Буддо с сожалением посмотрел на него и покачал головой.
— Да ведь не выдержите вы, Георгий Николаевич, не выдержите! — сказал он страдальчески. — Измотаетесь! У них же в руках все, а у вас ничего. А главное — ни к чему все это! Что они задумали, то и сделают! И никто на свете им не помешает. Страна в их распоряжении, и разве только хуже себе сделаете.
— Это как же так?
— А так! У них ведь и лагеря всякие. Ведь одно дело — городской топливный склад или сельхоз, там бахча, там заключенные вечером в реке купаются, коней поят, и другое дело Колыма, «Колыма, чудная планета» — там из ватников и ночью не вылезают, потому что спят зимой в палатках. Заживо сопреешь. Опять качаете головой? Эх, Георгий Николаевич, не знали вы еще горя, а вот...
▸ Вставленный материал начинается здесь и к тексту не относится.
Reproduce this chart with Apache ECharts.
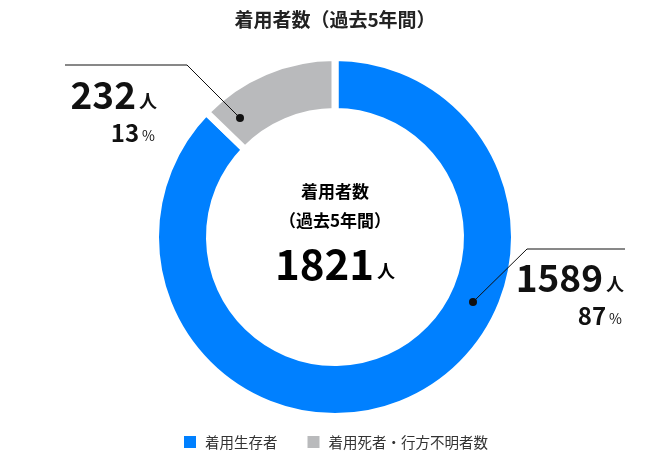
<!DOCTYPE html>
<html>
<head>
<meta charset="utf-8">
<script src="https://cdn.jsdelivr.net/npm/echarts@6/dist/echarts.min.js"></script>
<style>
html,body{margin:0;padding:0;background:#fff;}
#main{width:670px;height:461px;}
</style>
</head>
<body>
<div id="main"></div>
<script>
// ---- data ----
const titleText = '着用者数（過去5年間）';
const centerLabel = ['着用者数', '（過去5年間）'];
const categories = ['着用生存者', '着用死者・行方不明者数'];
const values = [1589, 232];
const unitLabel = '人';
const colors = ['#0080ff', '#b9babc'];

// ---- layout (positions only) ----
const CX = 335, CY = 237;
const FONT = '"Noto Sans CJK JP", "Noto Sans", sans-serif';
// leader line anchor (dot), elbow, end; label right edge / top
const leader = [
  { dot: [473, 302], elbow: [527, 249], end: [625, 249], lx: 624, ly: 257 },
  { dot: [240, 118], elbow: [187, 65], end: [65, 65], lx: 157, ly: 74 }
];

const total = values.reduce((a, b) => a + b, 0);

const chart = echarts.init(document.getElementById('main'), null, { renderer: 'canvas' });

const option = {
  backgroundColor: '#fff',
  animation: false,
  title: {
    text: titleText,
    left: 'center',
    top: 5,
    textStyle: { fontFamily: FONT, fontSize: 19, fontWeight: 'bold', color: '#222' }
  },
  legend: {
    bottom: 6,
    left: 'center',
    itemWidth: 14,
    itemHeight: 14,
    itemGap: 28,
    icon: 'rect',
    textStyle: { fontFamily: FONT, fontSize: 14.5, color: '#333', padding: [0, 0, 0, 3] },
    data: categories
  },
  color: colors,
  series: [{
    type: 'pie',
    center: [CX, CY],
    radius: [125.5, 179.5],
    startAngle: 90,
    clockwise: true,
    avoidLabelOverlap: false,
    itemStyle: { borderColor: '#fff', borderWidth: 7 },
    emphasis: { disabled: true },
    label: {
      show: true,
      position: 'outside',
      align: 'right',
      fontFamily: FONT,
      formatter: function (p) {
        const pct = Math.round(p.value / total * 100);
        return '{num|' + p.value + '}{unit|' + unitLabel + '}\n{pct|' + pct + '}{pu|%}';
      },
      rich: {
        num: { fontFamily: FONT, fontSize: 37, fontWeight: 'bold', color: '#111', lineHeight: 42, align: 'right' },
        unit: { fontFamily: FONT, fontSize: 18, fontWeight: 'bold', color: '#111', lineHeight: 42, padding: [12, 0, 0, 3], align: 'right' },
        pct: { fontFamily: FONT, fontSize: 24, fontWeight: 'bold', color: '#111', lineHeight: 34, align: 'right' },
        pu: { fontFamily: FONT, fontSize: 14, fontWeight: 'normal', color: '#111', lineHeight: 34, padding: [6, 2, 0, 3], align: 'right' }
      }
    },
    labelLine: { show: false },
    labelLayout: function (params) {
      const L = leader[params.dataIndex];
      return { x: L.lx, y: L.ly, align: 'right', verticalAlign: 'top' };
    },
    data: categories.map((c, i) => ({ name: c, value: values[i] }))
  }],
  graphic: [
    {
      type: 'text',
      left: 'center',
      top: 183,
      style: {
        text: '{a|' + centerLabel[0] + '}\n{a|' + centerLabel[1] + '}\n{n|' + total + '}{u|' + unitLabel + '}',
        align: 'center',
        fontFamily: FONT,
        rich: {
          a: { fontFamily: FONT, fontSize: 17, fontWeight: 'bold', color: '#222', lineHeight: 29, align: 'center' },
          n: { fontFamily: FONT, fontSize: 42, fontWeight: 'bold', color: '#111', lineHeight: 58 },
          u: { fontFamily: FONT, fontSize: 18, fontWeight: 'bold', color: '#111', lineHeight: 58, padding: [14, 0, 0, 3] }
        }
      }
    }
  ].concat(leader.map(L => ({
    type: 'polyline',
    shape: { points: [L.dot, L.elbow, L.end] },
    style: { stroke: '#111', lineWidth: 1, fill: null },
    z: 100
  }))).concat(leader.map(L => ({
    type: 'circle',
    shape: { cx: L.dot[0], cy: L.dot[1], r: 4 },
    style: { fill: '#111' },
    z: 101
  })))
};

chart.setOption(option);
</script>
</body>
</html>
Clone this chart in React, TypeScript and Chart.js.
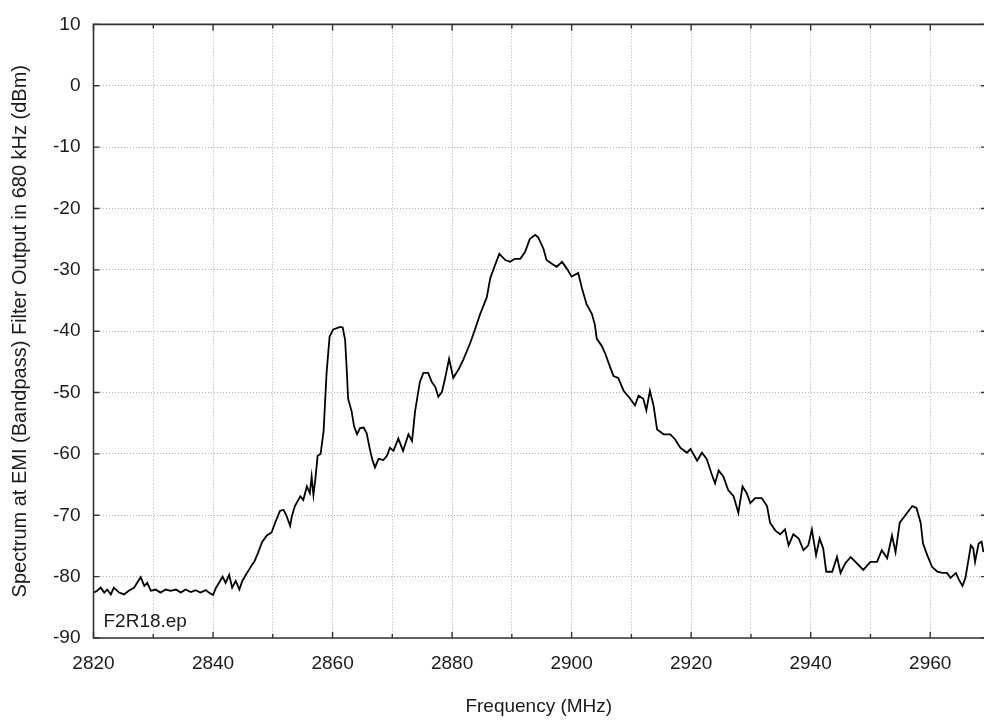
import React, { useEffect, useRef } from "react";
import { Chart, registerables } from "chart.js";

Chart.register(...registerables);

const FREQS: number[] = [
  2820.1, 2820.6, 2821.2, 2821.8, 2822.3, 2822.9, 2823.4, 2824.3, 2825.1, 2825.9,
  2826.8, 2827.3, 2827.9, 2828.5, 2829.0, 2829.6, 2830.4, 2831.2, 2832.1, 2832.9,
  2833.8, 2834.6, 2835.4, 2836.3, 2837.1, 2837.9, 2838.8, 2839.3, 2840.0, 2840.5,
  2841.0, 2841.6, 2842.1, 2842.7, 2843.2, 2843.8, 2844.4, 2844.9, 2845.5, 2846.0,
  2846.5, 2846.9, 2847.5, 2848.2, 2849.0, 2849.8, 2850.4, 2851.2, 2851.8, 2852.3,
  2852.9, 2853.2, 2853.7, 2854.6, 2855.1, 2855.7, 2856.2, 2856.5, 2856.8, 2857.1,
  2857.5, 2858.0, 2858.5, 2859.0, 2859.5, 2860.1, 2861.3, 2861.7, 2862.1, 2862.4,
  2862.6, 2863.2, 2863.6, 2864.1, 2864.6, 2865.2, 2865.7, 2866.3, 2866.7, 2867.1,
  2867.7, 2868.5, 2869.1, 2869.6, 2870.2, 2871.0, 2871.8, 2872.7, 2873.3, 2873.8,
  2874.6, 2875.2, 2876.0, 2876.6, 2877.2, 2877.7, 2878.3, 2878.8, 2879.5, 2880.2,
  2881.1, 2881.9, 2883.0, 2883.8, 2884.7, 2885.8, 2886.4, 2887.2, 2887.9, 2888.9,
  2889.7, 2890.5, 2891.4, 2892.2, 2893.0, 2893.9, 2894.4, 2895.3, 2895.8, 2896.7,
  2897.5, 2898.4, 2899.2, 2900.0, 2901.1, 2901.7, 2902.5, 2903.4, 2903.9, 2904.2,
  2905.1, 2905.6, 2906.2, 2907.0, 2907.8, 2908.7, 2909.8, 2910.6, 2911.2, 2912.0,
  2912.5, 2913.1, 2913.7, 2914.3, 2915.4, 2916.5, 2917.3, 2918.2, 2919.3, 2919.9,
  2921.0, 2921.8, 2922.6, 2923.4, 2924.0, 2924.6, 2925.4, 2926.2, 2927.1, 2927.9,
  2928.6, 2929.3, 2929.9, 2930.7, 2931.8, 2932.7, 2933.2, 2934.1, 2934.9, 2935.7,
  2936.3, 2937.1, 2938.0, 2938.8, 2939.6, 2940.2, 2940.9, 2941.5, 2942.1, 2942.6,
  2943.6, 2944.4, 2945.0, 2945.8, 2946.7, 2947.7, 2948.8, 2950.0, 2951.1, 2951.9,
  2952.8, 2953.6, 2954.2, 2954.9, 2955.9, 2957.0, 2957.7, 2958.4, 2958.8, 2959.5,
  2960.3, 2961.2, 2962.0, 2962.8, 2963.4, 2964.3, 2964.8, 2965.4, 2965.9, 2966.8,
  2967.2, 2967.5, 2968.1, 2968.6, 2968.9,
];

const LEVELS: number[] = [
  -82.6, -82.3, -81.8, -82.6, -82.1, -82.9, -81.8, -82.6, -82.9, -82.3,
  -81.8, -81.0, -80.1, -81.5, -81.0, -82.3, -82.1, -82.6, -82.1, -82.3,
  -82.1, -82.6, -82.1, -82.5, -82.2, -82.6, -82.2, -82.6, -83.0, -81.8,
  -81.0, -80.0, -81.0, -79.7, -81.8, -80.7, -82.1, -80.7, -79.7, -78.9,
  -78.1, -77.6, -76.2, -74.4, -73.3, -72.8, -71.2, -69.3, -69.1, -70.1,
  -71.7, -70.1, -68.5, -66.9, -67.5, -65.3, -66.4, -63.7, -66.7, -64.3,
  -60.3, -60.0, -56.3, -46.8, -40.9, -39.7, -39.3, -39.4, -41.4, -46.8,
  -51.0, -53.1, -55.5, -56.8, -55.8, -55.7, -56.6, -59.5, -61.1, -62.2,
  -60.8, -61.0, -60.3, -59.0, -59.5, -57.5, -59.5, -56.8, -57.9, -53.1,
  -48.3, -46.8, -46.8, -48.3, -49.1, -50.7, -49.9, -47.8, -44.5, -47.6,
  -46.2, -44.6, -42.0, -39.8, -37.2, -34.5, -31.3, -29.2, -27.4, -28.4,
  -28.7, -28.2, -28.2, -27.1, -25.0, -24.3, -24.7, -26.6, -28.4, -29.0,
  -29.5, -28.7, -29.8, -31.1, -30.5, -32.9, -35.6, -37.2, -39.0, -41.2,
  -42.5, -43.6, -45.2, -47.3, -47.6, -49.7, -51.0, -52.1, -50.5, -51.0,
  -52.9, -49.7, -52.1, -56.0, -56.8, -56.8, -57.6, -59.0, -59.8, -59.2,
  -61.1, -59.8, -60.8, -63.2, -64.8, -62.7, -63.7, -65.9, -66.9, -69.6,
  -65.3, -66.4, -68.0, -67.2, -67.2, -68.5, -71.2, -72.5, -73.1, -72.3,
  -74.9, -73.1, -73.8, -75.7, -74.9, -72.3, -76.5, -73.8, -75.4, -79.2,
  -79.2, -76.8, -79.4, -77.8, -76.8, -77.8, -78.9, -77.6, -77.6, -75.7,
  -77.0, -73.3, -76.0, -71.2, -69.9, -68.5, -68.8, -71.2, -74.6, -76.5,
  -78.4, -79.2, -79.4, -79.4, -80.2, -79.4, -80.5, -81.5, -80.2, -74.9,
  -75.4, -77.6, -74.6, -74.3, -76.0,
];

const X_TICKS: number[] = [2820, 2830, 2840, 2850, 2860, 2870, 2880, 2890, 2900, 2910, 2920, 2930, 2940, 2950, 2960];
const Y_TICKS: number[] = [10, 0, -10, -20, -30, -40, -50, -60, -70, -80, -90];
const X_MIN = 2820;
const X_MAX = 2969;
const Y_MIN = -90;
const Y_MAX = 10;

const X_TITLE = "Frequency (MHz)";
const Y_TITLE = "Spectrum at EMI (Bandpass) Filter Output in 680 kHz (dBm)";
const FILE_LABEL = "F2R18.ep";

const FONT_FAMILY = "'Liberation Sans', Arial, Helvetica, sans-serif";
const FONT_SIZE = 19;
const TITLE_SIZE = 20;
const TEXT_COLOR = "#1a1a1a";
const GRID_COLOR = "#b0b0b0";
const FRAME_COLOR = "#333333";

const framePlugin = {
  id: "gnuFrame",
  beforeDraw(chart: any) {
    const { ctx, width, height } = chart;
    ctx.save();
    ctx.fillStyle = "#ffffff";
    ctx.fillRect(0, 0, width, height);
    ctx.restore();
  },
  afterDraw(chart: any) {
    const { ctx, chartArea, scales } = chart;
    const { left, top, right, bottom } = chartArea;
    const xs = scales.x;
    const ys = scales.y;
    ctx.save();
    ctx.strokeStyle = FRAME_COLOR;
    ctx.lineWidth = 1.6;
    ctx.beginPath();
    ctx.moveTo(right + 2, top);
    ctx.lineTo(left, top);
    ctx.lineTo(left, bottom);
    ctx.lineTo(right + 2, bottom);
    ctx.stroke();
    ctx.lineWidth = 1.4;
    ctx.beginPath();
    for (const v of X_TICKS) {
      const px = xs.getPixelForValue(v);
      const len = v % 20 === 0 ? 6 : 4;
      ctx.moveTo(px, bottom);
      ctx.lineTo(px, bottom - len);
      ctx.moveTo(px, top);
      ctx.lineTo(px, top + len);
    }
    for (const v of Y_TICKS) {
      const py = ys.getPixelForValue(v);
      ctx.moveTo(left, py);
      ctx.lineTo(left + 6, py);
      ctx.moveTo(right, py);
      ctx.lineTo(right - 3, py);
    }
    ctx.stroke();
    ctx.fillStyle = TEXT_COLOR;
    ctx.font = `${FONT_SIZE}px ${FONT_FAMILY}`;
    ctx.textAlign = "left";
    ctx.textBaseline = "alphabetic";
    ctx.fillText(FILE_LABEL, left + 10, bottom - 11);
    ctx.restore();
  },
};

export default function App() {
  const canvasRef = useRef<HTMLCanvasElement | null>(null);

  useEffect(() => {
    const canvas = canvasRef.current;
    if (!canvas) return;
    const points = FREQS.map((f, i) => ({ x: f, y: LEVELS[i] }));
    const tickFont = { family: FONT_FAMILY, size: FONT_SIZE };
    const titleFont = { family: FONT_FAMILY, size: TITLE_SIZE };
    const chart = new Chart(canvas, {
      type: "line",
      data: {
        datasets: [
          {
            data: points,
            borderColor: "#000000",
            borderWidth: 1.8,
            pointRadius: 0,
            tension: 0,
            fill: false,
          },
        ],
      },
      options: {
        animation: false,
        responsive: false,
        maintainAspectRatio: false,
        layout: { padding: { top: 10.5, right: 0, left: 0, bottom: 0 } },
        plugins: {
          legend: { display: false },
          tooltip: { enabled: false },
        },
        scales: {
          x: {
            type: "linear",
            min: X_MIN,
            max: X_MAX,
            afterBuildTicks: (s: any) => {
              s.ticks = X_TICKS.map((v) => ({ value: v }));
            },
            afterFit: (s: any) => {
              s.height = 85;
            },
            ticks: {
              autoSkip: false,
              maxRotation: 0,
              padding: 14,
              color: TEXT_COLOR,
              font: tickFont,
              callback: (v: any) => (Number(v) % 20 === 0 ? String(v) : ""),
            },
            grid: { color: GRID_COLOR, lineWidth: 1, drawTicks: false },
            border: { display: false, dash: [1, 2] },
            title: {
              display: true,
              text: X_TITLE,
              color: TEXT_COLOR,
              font: tickFont,
              padding: { top: 0, bottom: 5 },
            },
          },
          y: {
            type: "linear",
            min: Y_MIN,
            max: Y_MAX,
            afterBuildTicks: (s: any) => {
              s.ticks = Y_TICKS.map((v) => ({ value: v }));
            },
            afterFit: (s: any) => {
              s.width = 93.5;
            },
            ticks: {
              autoSkip: false,
              padding: 13,
              color: TEXT_COLOR,
              font: tickFont,
              callback: (v: any) => String(v),
            },
            grid: { color: GRID_COLOR, lineWidth: 1, drawTicks: false },
            border: { display: false, dash: [1, 2] },
            title: {
              display: true,
              text: Y_TITLE,
              color: TEXT_COLOR,
              font: titleFont,
              padding: { top: 8, bottom: 0 },
            },
          },
        },
      },
      plugins: [framePlugin],
    } as any);
    return () => chart.destroy();
  }, []);

  return (
    <div style={{ position: "absolute", left: 0, top: 0, width: 984, height: 723, background: "#fff" }}>
      <canvas ref={canvasRef} width={984} height={723} style={{ width: 984, height: 723, display: "block" }} />
    </div>
  );
}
Дверь отворилась внезапно и бесшумно — высший шик, освоенный только немногими из тюрем, — на пороге стоял разводящий.
— Кто здесь на букву «З»? — спросил он. — Собирайтесь на допрос.
Его провели по узкому тюремному коридору, как будто сплошь состоящему из железных дверей (перед одной из них, с откинутой кормушкой, стоял надзиратель и о чем-то разговаривал с заключенным; когда они поравнялись, он повернулся и спиной прикрыл кормушку), потом через другой коридор, где было только две двери, но огромные, глухие, похожие на церковные ворота, они были заложены на засовы, — и наконец вывели на лестницу, каменную, узкую, похожую на черный ход. На ее площадке стоял столик, лежала большая канцелярская книга и сидел солдат. Надзиратель протянул ему квитанцию, солдат взял ее, посмотрел и занес что-то в книгу. Они поднялись еще на этаж, вышли на лестницу, но это была уже совершенно иная лестница, с большими площадками, со стеклянными дверями, просторная, мраморная, с ковром и перилами. Через нее они вышли в другой коридор. Он был пуст и тих, как глетчер. Горели лампы дневного света. От стерильных стен веяло нежизненной чистотой и холодом. Большая высокая дверь, обшитая черной кожей, замыкала коридор.
— Руки назад! — прошипел разводящий и постучал.
— Попробуйте, — ответил ему сочный благодушный голос.
Открылся большой уютный кабинет с кадками зелени. Всю стену занимала карта Советского Союза. На окнах висели волнистые кремовые шторы. В углу рогатая вешалка-стояк.